= AIM OF THE TASK =
Word for word, transcribe the lines below and drop the pictures.

------ INFORMATION PROVIDED ------

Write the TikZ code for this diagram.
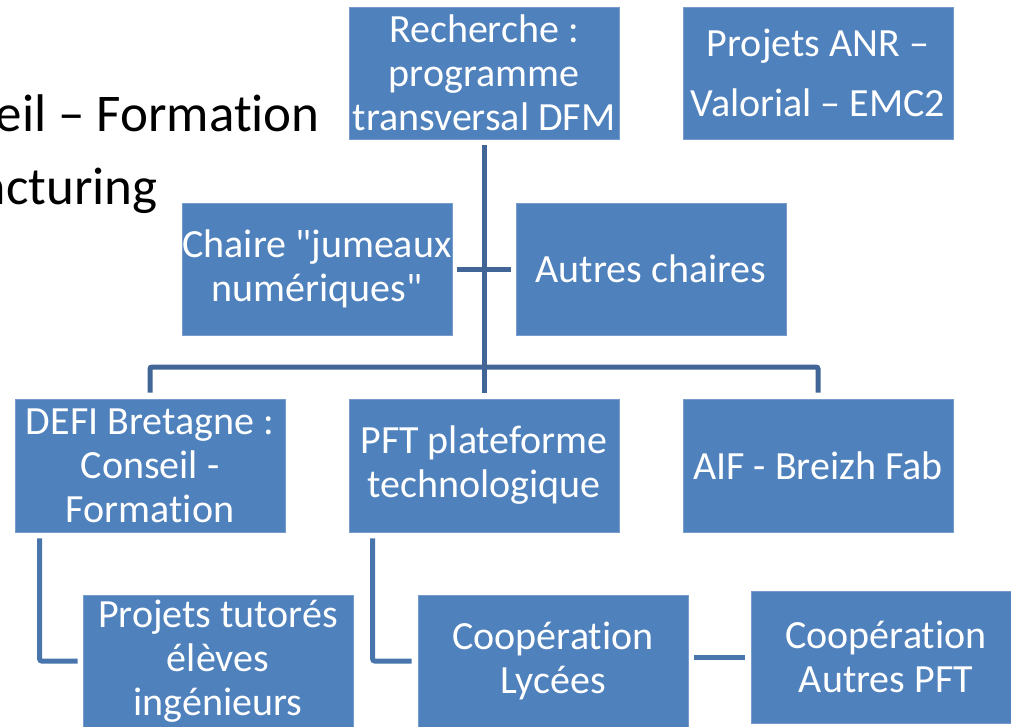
\documentclass[tikz,border=0pt]{standalone}
\usepackage{fontspec}
\newfontfamily\calfont{Carlito}[Ligatures=NoCommon]
\definecolor{boxblue}{RGB}{79,129,189}
\definecolor{boxedge}{RGB}{118,155,204}
\definecolor{connA}{RGB}{64,101,150}
\definecolor{connB}{RGB}{72,117,172}
\tikzset{
  orgbox/.style={fill=boxblue, draw=boxedge, line width=0.7pt, text=white,
    minimum width=270pt, minimum height=132pt, inner sep=0pt, align=center,
    font=\calfont\fontsize{40}{44}\selectfont},
  connA/.style={draw=connA, line width=5pt, rounded corners=2pt},
  connB/.style={draw=connB, line width=5pt, rounded corners=2pt},
  bigtext/.style={inner sep=0pt, font=\calfont\fontsize{53}{60}\selectfont, text=black}
}
\begin{document}
\begin{tikzpicture}[x=1pt,y=-1pt]
\useasboundingbox (0,0) rectangle (1011,726);
\clip (0,0) rectangle (1011,726);
% background titles (partially cut)
\node[bigtext, anchor=base east] (t1) at (320,131) {eil – Formation};
\node[bigtext, anchor=base east] (t2) at (158,204) {acturing};
% boxes
\node[orgbox] (rech) at (484,73) {Recherche :\\programme\\transversal DFM};
\node[orgbox, font=\calfont\fontsize{40}{60}\selectfont] (anr) at (818,73) {Projets ANR –\\Valorial – EMC2};
\node[orgbox] (chaire) at (317,269) {Chaire "jumeaux\\numériques"};
\node[orgbox] (autres) at (651,269) {Autres chaires};
\node[orgbox, minimum height=133pt] (defi) at (150,465.5) {DEFI Bretagne :\\Conseil -\\Formation};
\node[orgbox, minimum height=133pt] (pft) at (484,465.5) {PFT plateforme\\technologique};
\node[orgbox, minimum height=133pt] (aif) at (818,465.5) {AIF - Breizh Fab};
\node[orgbox] (tut) at (218,661) {Projets tutorés\\élèves\\ingénieurs};
\node[orgbox] (lyc) at (553,661) {Coopération\\Lycées};
\node[orgbox] (apft) at (886,657) {Coopération\\Autres PFT};
% connectors
\coordinate (bar) at (484,367);
\draw[connA] ([yshift=-6pt]rech.south) -- ([yshift=6pt]pft.north);
\draw[connA] ([yshift=6pt]defi.north) |- (bar) -| ([yshift=6pt]aif.north);
\draw[connA] ([xshift=5pt]chaire.east) -- ([xshift=-5pt]autres.west);
\draw[connB] ([shift={(25,6)}]defi.south west) |- ([xshift=-5pt]tut.west);
\draw[connB] ([shift={(24,6)}]pft.south west) |- ([xshift=-6pt]lyc.west);
\draw[connB] ([xshift=6pt]lyc.east |- apft.west) -- ([xshift=-6pt]apft.west);
\end{tikzpicture}
\end{document}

------

= RESULT FOR THIS EXERCISE =
Write the TikZ code for this diagram.
\documentclass[tikz,border=0pt]{standalone}
\usepackage{fontspec}
\newfontfamily\calfont{Carlito}[Ligatures=NoCommon]
\definecolor{boxblue}{RGB}{79,129,189}
\definecolor{boxedge}{RGB}{118,155,204}
\definecolor{connA}{RGB}{64,101,150}
\definecolor{connB}{RGB}{72,117,172}
\tikzset{
  orgbox/.style={fill=boxblue, draw=boxedge, line width=0.7pt, text=white,
    minimum width=270pt, minimum height=132pt, inner sep=0pt, align=center,
    font=\calfont\fontsize{40}{44}\selectfont},
  connA/.style={draw=connA, line width=5pt, rounded corners=2pt},
  connB/.style={draw=connB, line width=5pt, rounded corners=2pt},
  bigtext/.style={inner sep=0pt, font=\calfont\fontsize{53}{60}\selectfont, text=black}
}
\begin{document}
\begin{tikzpicture}[x=1pt,y=-1pt]
\useasboundingbox (0,0) rectangle (1011,726);
\clip (0,0) rectangle (1011,726);
% background titles (partially cut)
\node[bigtext, anchor=base east] (t1) at (320,131) {eil – Formation};
\node[bigtext, anchor=base east] (t2) at (158,204) {acturing};
% boxes
\node[orgbox] (rech) at (484,73) {Recherche :\\programme\\transversal DFM};
\node[orgbox, font=\calfont\fontsize{40}{60}\selectfont] (anr) at (818,73) {Projets ANR –\\Valorial – EMC2};
\node[orgbox] (chaire) at (317,269) {Chaire "jumeaux\\numériques"};
\node[orgbox] (autres) at (651,269) {Autres chaires};
\node[orgbox, minimum height=133pt] (defi) at (150,465.5) {DEFI Bretagne :\\Conseil -\\Formation};
\node[orgbox, minimum height=133pt] (pft) at (484,465.5) {PFT plateforme\\technologique};
\node[orgbox, minimum height=133pt] (aif) at (818,465.5) {AIF - Breizh Fab};
\node[orgbox] (tut) at (218,661) {Projets tutorés\\élèves\\ingénieurs};
\node[orgbox] (lyc) at (553,661) {Coopération\\Lycées};
\node[orgbox] (apft) at (886,657) {Coopération\\Autres PFT};
% connectors
\coordinate (bar) at (484,367);
\draw[connA] ([yshift=-6pt]rech.south) -- ([yshift=6pt]pft.north);
\draw[connA] ([yshift=6pt]defi.north) |- (bar) -| ([yshift=6pt]aif.north);
\draw[connA] ([xshift=5pt]chaire.east) -- ([xshift=-5pt]autres.west);
\draw[connB] ([shift={(25,6)}]defi.south west) |- ([xshift=-5pt]tut.west);
\draw[connB] ([shift={(24,6)}]pft.south west) |- ([xshift=-6pt]lyc.west);
\draw[connB] ([xshift=6pt]lyc.east |- apft.west) -- ([xshift=-6pt]apft.west);
\end{tikzpicture}
\end{document}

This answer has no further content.